Я растерялась. Вокруг множество непонятной аппаратуры: было такое чувство, будто попала в другой мир. Какой-то дяденька подвел меня к микрофону и сказал:
— Ну, спой что-нибудь.
— А что?
— Да что хочешь.
Надел на меня огромные наушники и вышел.
Я знала много частушек, но подумала, что в таком месте исполнять их не стоит, и запела «Колыбельную медведицы» из мультфильма «Умка»: «Ложкой снег мешая, ночь идет большая, что же ты, глупышка, не спишь?» Пела и слышала свой голос, не узнавала его и не могла поверить, что пою я! Это было настоящее волшебство!
Когда закончила, из-за стекла донеслось: «Молодец! А можешь спеть еще что-нибудь?» Я смутилась, потому что больше ничего не помнила, но не решилась в этом признаться и соврала: «Да, конечно. Песенку про тигренка». Начала импровизировать, на ходу придумывая мелодию и текст. То, что я тогда чувствовала, невозможно передать словами: восторг, смешанный с ужасом и стыдом. Я попала в сказку и боялась, что она кончится, если я не справлюсь, меня с позором выгонят из этой волшебной комнаты. А мне хотелось петь и петь.
Но «песенку про тигренка» приняли вполне благосклонно, просто у взрослых больше не было времени на детские забавы, и мне пришлось выйти из «застеколья». Я еще посидела в соседней комнате, как зачарованная наблюдая за записью.
А потом долго не могла успокоиться. И дома, вечером, снова и снова прокручивала в голове этот необыкновенный момент, когда я впервые пела «по-взрослому». С того дня жизнь моя переменилась, бессознательные детские порывы превратились во вполне осознанное стремление петь и сочинять песни.

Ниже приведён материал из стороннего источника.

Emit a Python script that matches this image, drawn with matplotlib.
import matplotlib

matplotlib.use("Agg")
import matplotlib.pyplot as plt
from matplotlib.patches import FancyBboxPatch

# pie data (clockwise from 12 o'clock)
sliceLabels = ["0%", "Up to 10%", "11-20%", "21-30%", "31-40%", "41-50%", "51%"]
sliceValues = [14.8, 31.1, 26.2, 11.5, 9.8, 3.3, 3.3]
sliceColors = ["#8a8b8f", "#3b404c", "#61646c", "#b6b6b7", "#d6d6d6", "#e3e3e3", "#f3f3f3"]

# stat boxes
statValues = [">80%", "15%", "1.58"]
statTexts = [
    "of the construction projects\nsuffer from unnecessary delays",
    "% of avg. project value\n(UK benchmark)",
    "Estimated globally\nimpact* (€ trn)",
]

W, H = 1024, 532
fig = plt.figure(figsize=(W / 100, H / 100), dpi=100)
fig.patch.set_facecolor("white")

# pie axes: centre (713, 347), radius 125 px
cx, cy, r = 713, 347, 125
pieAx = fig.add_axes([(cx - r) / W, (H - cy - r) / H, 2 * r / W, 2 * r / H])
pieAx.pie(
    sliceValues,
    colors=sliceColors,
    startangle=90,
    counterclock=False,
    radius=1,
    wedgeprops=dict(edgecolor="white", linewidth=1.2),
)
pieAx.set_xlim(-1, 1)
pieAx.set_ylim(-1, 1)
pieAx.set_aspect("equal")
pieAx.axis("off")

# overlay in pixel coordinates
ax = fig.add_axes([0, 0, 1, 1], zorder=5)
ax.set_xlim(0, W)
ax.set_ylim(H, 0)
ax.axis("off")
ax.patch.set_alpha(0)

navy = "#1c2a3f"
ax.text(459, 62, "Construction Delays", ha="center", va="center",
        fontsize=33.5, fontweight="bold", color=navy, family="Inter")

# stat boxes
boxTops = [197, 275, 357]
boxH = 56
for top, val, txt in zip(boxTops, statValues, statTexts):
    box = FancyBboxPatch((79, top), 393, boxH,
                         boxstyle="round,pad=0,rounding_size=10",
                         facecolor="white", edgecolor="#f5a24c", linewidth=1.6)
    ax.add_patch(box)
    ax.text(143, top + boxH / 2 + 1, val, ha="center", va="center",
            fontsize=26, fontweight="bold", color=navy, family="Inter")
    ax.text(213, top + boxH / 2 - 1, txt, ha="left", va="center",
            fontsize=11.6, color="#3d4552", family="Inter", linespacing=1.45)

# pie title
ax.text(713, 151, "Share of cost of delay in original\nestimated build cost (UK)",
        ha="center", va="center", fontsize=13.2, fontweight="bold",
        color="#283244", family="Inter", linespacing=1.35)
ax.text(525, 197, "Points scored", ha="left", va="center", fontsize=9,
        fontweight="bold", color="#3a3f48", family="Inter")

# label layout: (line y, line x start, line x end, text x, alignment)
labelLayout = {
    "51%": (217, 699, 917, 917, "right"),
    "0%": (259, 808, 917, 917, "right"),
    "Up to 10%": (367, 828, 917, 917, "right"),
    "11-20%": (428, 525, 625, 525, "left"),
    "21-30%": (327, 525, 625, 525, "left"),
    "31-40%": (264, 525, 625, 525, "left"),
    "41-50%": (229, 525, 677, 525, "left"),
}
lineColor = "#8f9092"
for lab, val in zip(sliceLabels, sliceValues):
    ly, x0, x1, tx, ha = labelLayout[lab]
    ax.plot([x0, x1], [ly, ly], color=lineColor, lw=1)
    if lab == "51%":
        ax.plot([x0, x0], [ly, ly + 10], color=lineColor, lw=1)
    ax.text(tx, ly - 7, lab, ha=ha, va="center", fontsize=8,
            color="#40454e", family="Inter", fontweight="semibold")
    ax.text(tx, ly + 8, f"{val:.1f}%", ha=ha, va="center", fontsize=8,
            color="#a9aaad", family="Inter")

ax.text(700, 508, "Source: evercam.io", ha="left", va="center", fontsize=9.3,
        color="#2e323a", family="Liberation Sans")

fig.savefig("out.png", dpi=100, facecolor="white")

Но пока я выступала только перед домашними. Чаще всего — перед бабушкой Машей и дедушкой Славой. Сценой служило полотенце, расстеленное на полу. Это была моя территория, на которую «зрители» не имели права заходить. Концертные наряды я сооружала из бабушкиных платков. Один обычно становился топиком, другой — юбкой. Роль микрофона выполняла обыкновенная расческа.
Дедушке пела блатные песни. Те, что он слушал на кассетах.
Дедуля смеялся до слез, когда я затягивала: «Мой номер двести сорок пять, на телогреечке печать, а раньше жил я на Таганке, учил босоту воровать». Для бабушки у меня был другой репертуар — иностранные хиты на английском языке и папины песни. Я его альбомы знала наизусть.
Странное дело, во многих публикациях моего отца именуют солистом легендарного «Ласкового мая». Но в этой группе он не работал, а со студией «Ласковый май» соприкасался очень короткое время. В конце восьмидесятых у папы был свой коллектив, игравший хеви-метал, арт-рок — достаточно брутальную музыку, не имевшую ничего общего с хитами Юры Шатунова и Ко. Папа рассказывал, как однажды ехал со своими музыкантами в поезде с гастролей, в вагоне-ресторане по радио передавали «Белые розы». Слушая такую музыку, папа улыбался, относясь к ней скорее как к самодеятельному детскому творчеству.